To understand this better, imagine a light ray traveling from the bottom of the straw towards the surface of the water. As the light ray exits the water and enters the air, it speeds up because the refractive index of air is lower than that of water. This change in speed causes the light ray to bend away from the normal (the imaginary line perpendicular to the surface). The angle of refraction in the air is larger than the angle of incidence in the water, making the light ray change direction. When your eyes trace the path of the light ray back to its apparent origin, your brain perceives the straw as being in a different location than it actually is, resulting in the bent appearance. This simple observation perfectly illustrates how Snell's Law governs the behavior of light as it transitions between different media, creating a visual effect that we can easily observe in everyday life. The bent straw is a tangible reminder of the principles of optics at play around us.

Example 2: Total Internal Reflection

Total internal reflection is another fascinating phenomenon directly related to Snell's Law, and it's crucial for technologies like fiber optics. When light travels from a medium with a higher refractive index (like glass or water) to a medium with a lower refractive index (like air), it bends away from the normal. As the angle of incidence increases, the angle of refraction also increases. At a certain angle, known as the critical angle, the angle of refraction reaches 90 degrees, meaning the refracted ray travels along the surface of the medium. If the angle of incidence exceeds the critical angle, the light no longer refracts into the second medium; instead, it is completely reflected back into the first medium. This is total internal reflection.

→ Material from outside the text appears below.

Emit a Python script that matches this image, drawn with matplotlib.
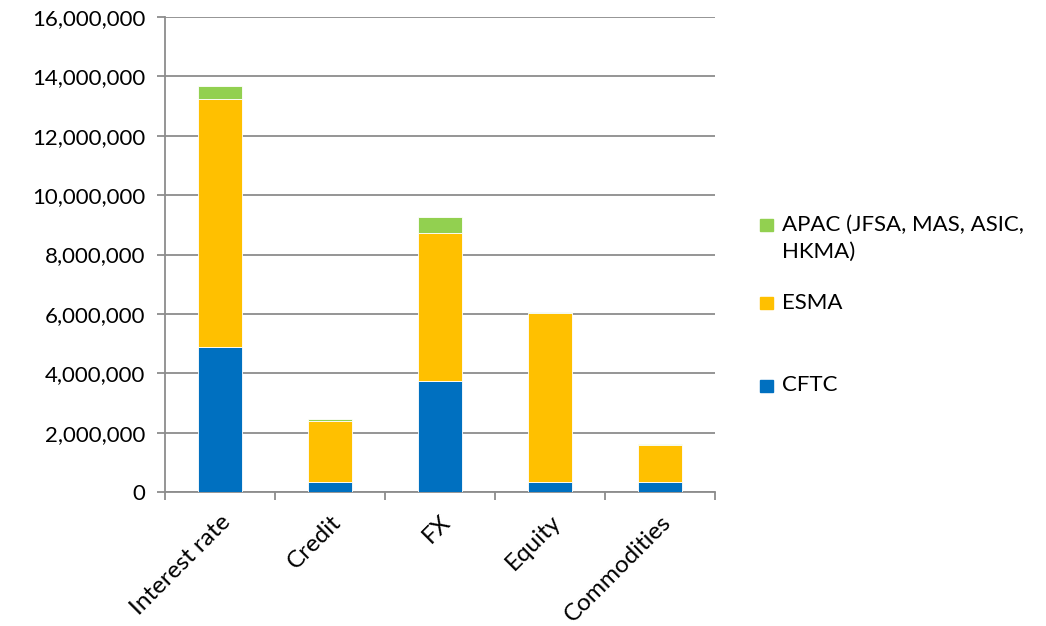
import matplotlib
matplotlib.use("Agg")
import matplotlib.pyplot as plt
from matplotlib.patches import Rectangle
from matplotlib.ticker import FuncFormatter, FixedLocator

categories = ["Interest rate", "Credit", "FX", "Equity", "Commodities"]
cftc = [4890000, 340000, 3740000, 340000, 330000]
esma = [8360000, 2060000, 5000000, 5690000, 1260000]
apac = [420000, 60000, 530000, 30000, 30000]

legend_labels = ["APAC (JFSA, MAS, ASIC,\nHKMA)", "ESMA", "CFTC"]

blue = "#0070C0"
yellow = "#FFC000"
green = "#92D050"
grid_c = "#8C8C8C"
W, H = 1046, 626

plt.rcParams["font.family"] = ["Lato", "DejaVu Sans"]

fig = plt.figure(figsize=(W / 100, H / 100), dpi=100)
ax = fig.add_axes([165 / W, 1 - 492 / H, 550 / W, 475 / H])

x = list(range(len(categories)))
w = 0.4
bottom2 = [a + b for a, b in zip(cftc, esma)]
ax.bar(x, cftc, w, color=blue, edgecolor="white", linewidth=0.6, zorder=3)
ax.bar(x, esma, w, bottom=cftc, color=yellow, edgecolor="white", linewidth=0.6, zorder=3)
ax.bar(x, apac, w, bottom=bottom2, color=green, edgecolor="white", linewidth=0.6, zorder=3)

ax.set_xlim(-0.5, len(categories) - 0.5)
ax.set_ylim(0, 16000000)
ax.set_yticks(range(0, 16000001, 2000000))
ax.yaxis.set_major_formatter(FuncFormatter(lambda v, p: f"{int(v):,}"))
ax.grid(axis="y", color=grid_c, linewidth=1.3, zorder=0)

ax.set_xticks(x)
ax.set_xticklabels(categories, rotation=45, ha="right", rotation_mode="anchor", fontsize=17.5)
ax.tick_params(axis="x", length=0, pad=14)
ax.xaxis.set_minor_locator(FixedLocator([i - 0.5 for i in range(len(categories) + 1)]))
ax.tick_params(axis="x", which="minor", length=6, color=grid_c, width=1.3)
ax.tick_params(axis="y", length=6, color=grid_c, width=1.3, labelsize=16, pad=8)

for s in ["top", "right"]:
    ax.spines[s].set_visible(False)
for s in ["left", "bottom"]:
    ax.spines[s].set_color(grid_c)
    ax.spines[s].set_linewidth(1.3)

# legend drawn by hand to match the uneven spacing
for color, label, sq_top, txt_y in zip([green, yellow, blue], legend_labels,
                                       [219, 297, 380], [225, 303, 385]):
    fig.add_artist(Rectangle((760 / W, 1 - (sq_top + 12) / H), 13 / W, 12 / H,
                             transform=fig.transFigure, color=color))
    fig.text(782 / W, 1 - (txt_y - 10) / H, label, fontsize=16, va="top",
             linespacing=1.45)

fig.savefig("out.png", dpi=100)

Fiber optic cables use this principle to transmit light signals over long distances. These cables are made of glass or plastic, and light is shone into one end of the cable. Because the angle at which the light strikes the inner surface of the cable is greater than the critical angle, the light is repeatedly reflected back into the cable, preventing it from escaping. This allows the light signal to travel through the cable with very little loss of intensity, making fiber optics ideal for transmitting data over long distances. Without total internal reflection, fiber optic cables would not be able to efficiently transmit light signals, and technologies like high-speed internet and long-distance telecommunications would not be possible. Total internal reflection demonstrates how Snell's Law is not just a theoretical concept but a practical tool that enables us to manipulate light for various applications. These examples highlight the versatility and importance of Snell's Law in explaining and predicting the behavior of light in different scenarios, making it a cornerstone of modern optics and technology.